April 14, 2009
Schalinske finds cause of diabetics’ disrupted metabolism of essential functional groups
Study finds vitamin B may aid in diabetics' health complications
Kevin Schalinske, associate professor in food science and human nutrition, studied type 2 diabetics’ disrupted metabolism of methyl groups in order to determine its cause. |
By
Steve Adams
Diabetes cases – and the numerous health risks that accompany them – are rapidly rising throughout the United States.
According to the Centers for Disease Control and Prevention, of the nearly 25 million Americans afflicted, 90 percent have type 2 diabetes – the form linked to obesity. Over 57 million more Americans who are undiagnosed are at a high risk of developing the type 2 form of the disorder.
The scientific community is responding to the many complications that result from the disease, however, and Kevin Schalinske, associate professor in food science and human nutrition, is among those leading the charge.
In his most recent study – funded by the American Diabetes Association – Schalinske found that one specific enzyme is largely responsible for disrupting diabetics’ metabolism of methyl groups, one of the groups of atoms in organic molecules that determine how they function.
“In a diabetic state, the expression of this one enzyme is increased, and because one of the functions of this enzyme is to dispose of excess methyl groups, this may lead to a lack of methyl groups for other necessary reactions,” Schalinske said. “The supply of methyl groups is there – kind of like pouring water into a bucket – but because this enzyme is activated, this bucket has a hole in it. The methyl groups are being diverted away from where they’re needed. We’ve known about this deficiency from a dietary standpoint, but in the case of diabetics, we’re seeing that it’s not really a dietary deficiency but a functional deficiency.”
Schalinske said that over 100 essential chemical reactions rely on methyl groups to make compounds active or inactive or to turn genes on or off.

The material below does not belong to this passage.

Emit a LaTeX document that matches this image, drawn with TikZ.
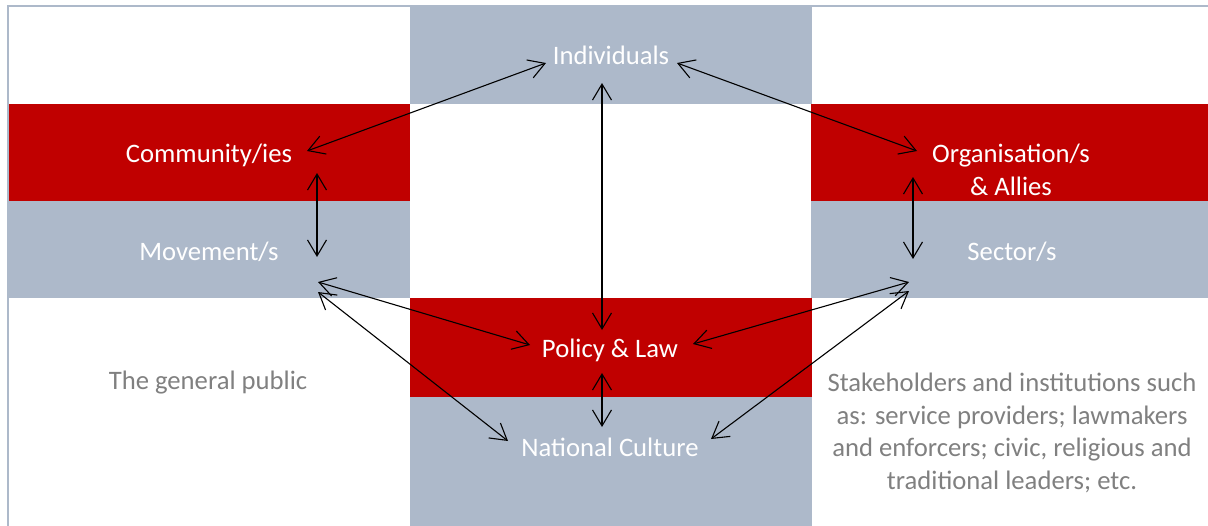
\documentclass[tikz,border=0pt]{standalone}
\usepackage{fontspec}
\setmainfont{Carlito}
\usetikzlibrary{arrows.meta}
\definecolor{brickred}{HTML}{C00000}
\definecolor{slateblue}{HTML}{ADB9CA}
\definecolor{notegray}{HTML}{808080}
\begin{document}
\begin{tikzpicture}[x=1pt,y=-1pt,
  boxtext/.style={text=white,font=\fontsize{26.67}{32.5}\selectfont,align=center,inner sep=0pt},
  notetext/.style={text=notegray,font=\fontsize{26.67}{32.5}\selectfont,align=center,inner sep=0pt},
  link/.style={black,line width=1.1pt,
    arrows={Straight Barb[length=16pt,width=19pt]-Straight Barb[length=16pt,width=19pt]}}]
\useasboundingbox (0,0) rectangle (1208,525);
\clip (0,0) rectangle (1208,525);

% frame and coloured bands
\draw[slateblue,line width=2pt] (8,530) -- (8,6) -- (1220,6);
\fill[slateblue] (410,5) rectangle (812,104);
\fill[brickred] (9,104) rectangle (410,201);
\fill[slateblue] (9,201) rectangle (410,298);
\fill[brickred] (811,104) rectangle (1208,201);
\fill[slateblue] (811,201) rectangle (1208,298);
\fill[brickred] (410,298) rectangle (812,397);
\fill[slateblue] (410,397) rectangle (812,530);

% labels
\node[boxtext] (ind) at (611,55) {Individuals};
\node[boxtext] (com) at (209,155) {Community/ies};
\node[boxtext] (mov) at (209,252) {Movement/s};
\node[boxtext] (org) at (1011,170) {Organisation/s\\\& Allies};
\node[boxtext] (sec) at (1012,252) {Sector/s};
\node[boxtext] (pol) at (610,350) {Policy \& Law};
\node[boxtext] (nat) at (610,447) {National Culture};
\node[notetext] (pub) at (208,383) {The general public};
\node[notetext] (stk) at (1012,433) {Stakeholders and institutions such\\as: service providers; lawmakers\\and enforcers; civic, religious and\\traditional leaders; etc.};

% connectors
\draw[link] ([shift={(-65,8)}]ind.center) -- ([shift={(98,-4)}]com.center);
\draw[link] ([shift={(66,8)}]ind.center) -- ([shift={(-94,-19)}]org.center);
\draw[link] ([shift={(-9,28)}]ind.center) -- ([shift={(-8,-20)}]pol.center);
\draw[link] ([shift={(108,18)}]com.center) -- ([shift={(108,5)}]mov.center);
\draw[link] ([shift={(-98,7)}]org.center) -- ([shift={(-99,7)}]sec.center);
\draw[link] ([shift={(109,30)}]mov.center) -- ([shift={(-80,-5)}]pol.center);
\draw[link] ([shift={(109,40)}]mov.center) -- ([shift={(-102,-6)}]nat.center);
\draw[link] ([shift={(-103,30)}]sec.center) -- ([shift={(83,-6)}]pol.center);
\draw[link] ([shift={(-103,39)}]sec.center) -- ([shift={(101,-8)}]nat.center);
\draw[link] ([shift={(-8,23)}]pol.center) -- ([shift={(-8,-20)}]nat.center);
\end{tikzpicture}
\end{document}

In diabetics, however, some of these essential reactions may be compromised.
“You’ve got this essential pathway involving vitamins and nutrients and methyl groups, and you know that in a diabetic state this pathway is disrupted, for whatever reason, and may play a role in the development of complications associated with diabetes,” Schalinske said. “So we wanted to know what things can disrupt this. You know the cause if you just don’t have B-vitamins and methyl groups in the diet, but [in diabetics] the supply is usually there.”
While he acknowledged that stopping the development of diabetes is a big challenge, Schalinske sees great potential for improving the lives of some diabetics.
“If you fill up the water bucket with the hole at a slow rate, you’re still losing ground,” Schalinske said. “But certainly if you turn up the faucet, you can overcome that loss. So we do speculate that providing a supplement including all of the B vitamins might essentially prevent that loss. There is most likely a significant [proportion] of the diabetic population [for whom] just taking this supplement will offer a benefit by minimizing some of the resulting complications.”